En refusant de louer une de ses salles à Dieudonné, la Ville de Genève a bien violé la liberté d’expression. Le Tribunal fédéral (TF) vient de confirmer la décision du Tribunal administratif du canton de Genève, qui avait donné raison à l’humoriste français.
En décembre 2009, l’exécutif de la Ville de Genève avait refusé de louer la salle de l’Alhambra au producteur de Dieudonné qui la demandait pour les 26 et 27 mars. Patrice Mugny, conseiller administratif en charge de la culture, avait expliqué dans la presse que la Ville n’allait pas se rendre complice d’un humoriste clairement antisémite en lui louant ses installations.

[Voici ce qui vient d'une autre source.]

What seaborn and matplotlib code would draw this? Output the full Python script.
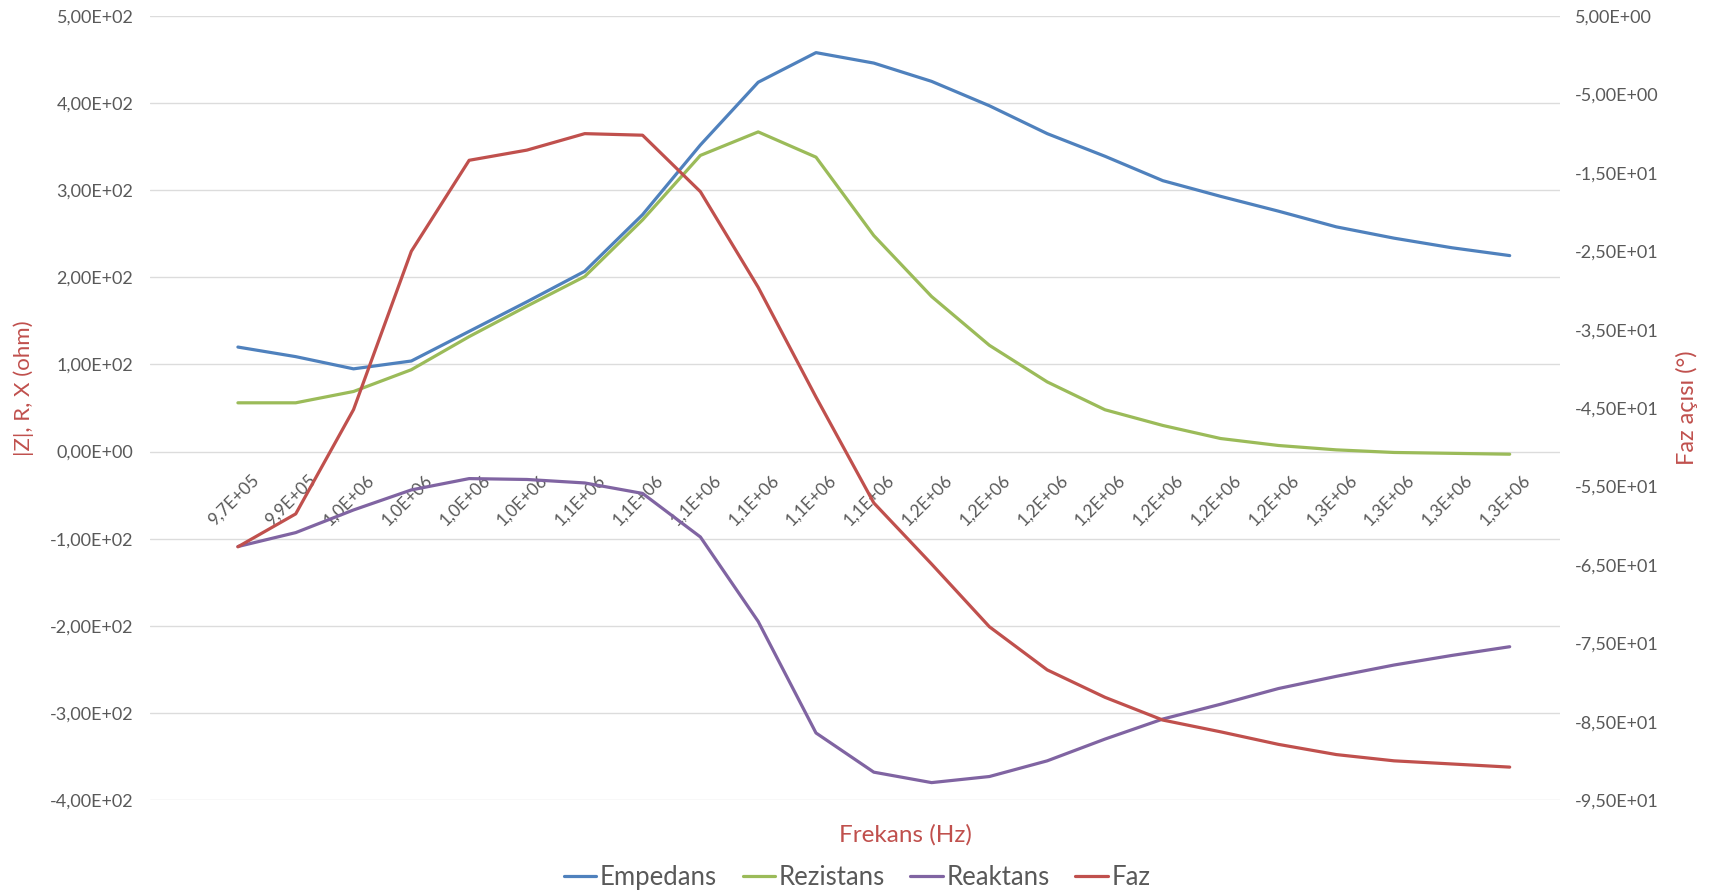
import matplotlib
matplotlib.use("Agg")
import matplotlib.pyplot as plt
import matplotlib.transforms as mtransforms
from matplotlib.lines import Line2D
import pandas as pd
import seaborn as sns

# Frequency categories (Hz), as shown on the category axis
freq_labels = ["9,7E+05", "9,9E+05",
               "1,0E+06", "1,0E+06", "1,0E+06", "1,0E+06",
               "1,1E+06", "1,1E+06", "1,1E+06", "1,1E+06", "1,1E+06", "1,1E+06",
               "1,2E+06", "1,2E+06", "1,2E+06", "1,2E+06", "1,2E+06", "1,2E+06", "1,2E+06",
               "1,3E+06", "1,3E+06", "1,3E+06", "1,3E+06"]

# |Z|, R, X in ohm
empedans = [120, 109, 95, 104, 138, 172, 207, 272, 352, 424, 458, 446, 425,
            397, 365, 339, 311, 293, 276, 258, 245, 234, 225]
rezistans = [56, 56, 69, 94, 132, 167, 201, 266, 340, 367, 338, 248, 178,
             122, 80, 48, 30, 15, 7, 2, -1, -2, -3]
reaktans = [-109, -93, -67, -44, -31, -32, -36, -48, -98, -195, -323, -368, -380,
            -373, -355, -330, -307, -290, -272, -258, -245, -234, -224]
# Phase angle in degrees (secondary axis)
faz = [-62.7, -58.5, -45.2, -25.0, -13.4, -12.1, -10.0, -10.2, -17.4, -29.6, -43.6,
       -57.1, -64.9, -72.9, -78.4, -81.9, -84.8, -86.3, -87.9, -89.2, -90.0, -90.4, -90.8]

left_ticks = [500, 400, 300, 200, 100, 0, -100, -200, -300, -400]
left_tick_labels = ["5,00E+02", "4,00E+02", "3,00E+02", "2,00E+02", "1,00E+02",
                    "0,00E+00", "-1,00E+02", "-2,00E+02", "-3,00E+02", "-4,00E+02"]
right_ticks = [5, -5, -15, -25, -35, -45, -55, -65, -75, -85, -95]
right_tick_labels = ["5,00E+00", "-5,00E+00", "-1,50E+01", "-2,50E+01", "-3,50E+01",
                     "-4,50E+01", "-5,50E+01", "-6,50E+01", "-7,50E+01", "-8,50E+01",
                     "-9,50E+01"]

series_names = ["Empedans", "Rezistans", "Reaktans", "Faz"]
colors = {"Empedans": "#4F81BD", "Rezistans": "#9BBB59",
          "Reaktans": "#8064A2", "Faz": "#C0504D"}
title_color = "#C0504D"
text_color = "#595959"
grid_color = "#DCDCDC"

sns.set_style("white")
plt.rcParams["font.family"] = ["Lato", "DejaVu Sans"]

n = len(freq_labels)
df = pd.DataFrame({"idx": list(range(n)), "Empedans": empedans,
                   "Rezistans": rezistans, "Reaktans": reaktans, "Faz": faz})
long_df = df.melt(id_vars="idx", value_vars=["Empedans", "Rezistans", "Reaktans"],
                  var_name="seri", value_name="deger")

fig = plt.figure(figsize=(17.09, 8.96), dpi=100)
ax = fig.add_axes([0.0878, 0.1071, 0.8250, 0.8750])
ax2 = ax.twinx()

sns.lineplot(data=long_df, x="idx", y="deger", hue="seri",
             hue_order=["Empedans", "Rezistans", "Reaktans"],
             palette=colors, linewidth=2.3, ax=ax, legend=False, sort=False)
sns.lineplot(data=df, x="idx", y="Faz", color=colors["Faz"], linewidth=2.3,
             ax=ax2, legend=False, sort=False)

# primary axis
ax.set_xlim(-1.52, 22.87)
ax.set_ylim(-400, 500)
ax.set_yticks(left_ticks)
ax.set_yticklabels(left_tick_labels, fontsize=13, color=text_color)
ax.yaxis.grid(True, color=grid_color, linewidth=1.0)
ax.xaxis.grid(False)
for s in ax.spines.values():
    s.set_visible(False)
ax.spines["bottom"].set_position(("data", 0))
ax.tick_params(axis="y", length=0, pad=12)

ax.set_xticks(list(range(n)))
ax.set_xticklabels(freq_labels, rotation=45, ha="right", va="center",
                   rotation_mode="anchor", fontsize=12.5, color=text_color)
ax.tick_params(axis="x", length=0, pad=18.5)
shift = mtransforms.ScaledTranslation(13 / 72, 0, fig.dpi_scale_trans)
for lab in ax.get_xticklabels():
    lab.set_transform(lab.get_transform() + shift)

ax.set_xlabel("Frekans (Hz)", fontsize=17.5, color=title_color)
ax.xaxis.set_label_coords(0.5355, -0.045)
ax.xaxis.label.set_va("center")
ax.set_ylabel("|Z|, R, X (ohm)", fontsize=16, color=title_color)
ax.yaxis.set_label_coords(-0.0894, 0.525)
ax.yaxis.label.set_va("center")

# secondary axis (phase)
ax2.set_ylim(-95, 5)
ax2.set_yticks(right_ticks)
ax2.set_yticklabels(right_tick_labels, fontsize=13, color=text_color)
ax2.tick_params(axis="y", length=0, pad=11)
ax2.grid(False)
for s in ax2.spines.values():
    s.set_visible(False)
ax2.set_ylabel("Faz açısı (°)", fontsize=17, color=title_color, rotation=90)
ax2.yaxis.set_label_coords(1.090, 0.501)
ax2.yaxis.label.set_va("center")

handles = [Line2D([0], [0], color=colors[k], linewidth=2.3) for k in series_names]
fig.legend(handles, series_names, loc="center", bbox_to_anchor=(0.5015, 0.0212),
           ncol=4, frameon=False, fontsize=18.5, handlelength=1.25,
           handletextpad=0.15, columnspacing=1.0, labelcolor=text_color)

fig.savefig("out.png", dpi=100, facecolor="white")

Dieudonné a finalement présenté son spectacle "Sandrine", qui traite de la violence conjugale, fin mai à la Cité Bleue, une salle appartenant à la Fondation de la Cité universitaire de Genève. Dans l’intervalle, son producteur avait fait recours contre la décision de la Ville de Genève.
"Censure préalable"
Le Tribunal administratif lui a donné raison le 11 mai. La restriction à la liberté d’expression n’était justifiée par aucun intérêt public et le risque de troubles à l’ordre public n’était pas davantage fondé, a rappelé le TF dans un arrêt rendu public vendredi et qui confirme cette décision.
Pour les juges de Mon Repos, les motifs de refus de la recourante constituent "une sorte de censure préalable". En effet, ce refus aurait été admissible si le spectacle "Sandrine" enfreignait de façon manifeste des dispositions pénales en incitant à la discrimination raciale ou en constituant une atteinte à la liberté de croyance ou des cultes. Or rien ne le laissait supposer.
Les craintes de troubles à l’ordre public sont purement hypothétiques, relève le TF. La restriction à la liberté d’expression n’est justifiée par aucun intérêt public suffisant. En outre, la décision de la Ville ne respecte pas le principe de la proportionnalité. Selon le règlement sur l’Alhambra, un service d’ordre supplémentaire peut être imposé aux frais du locataire.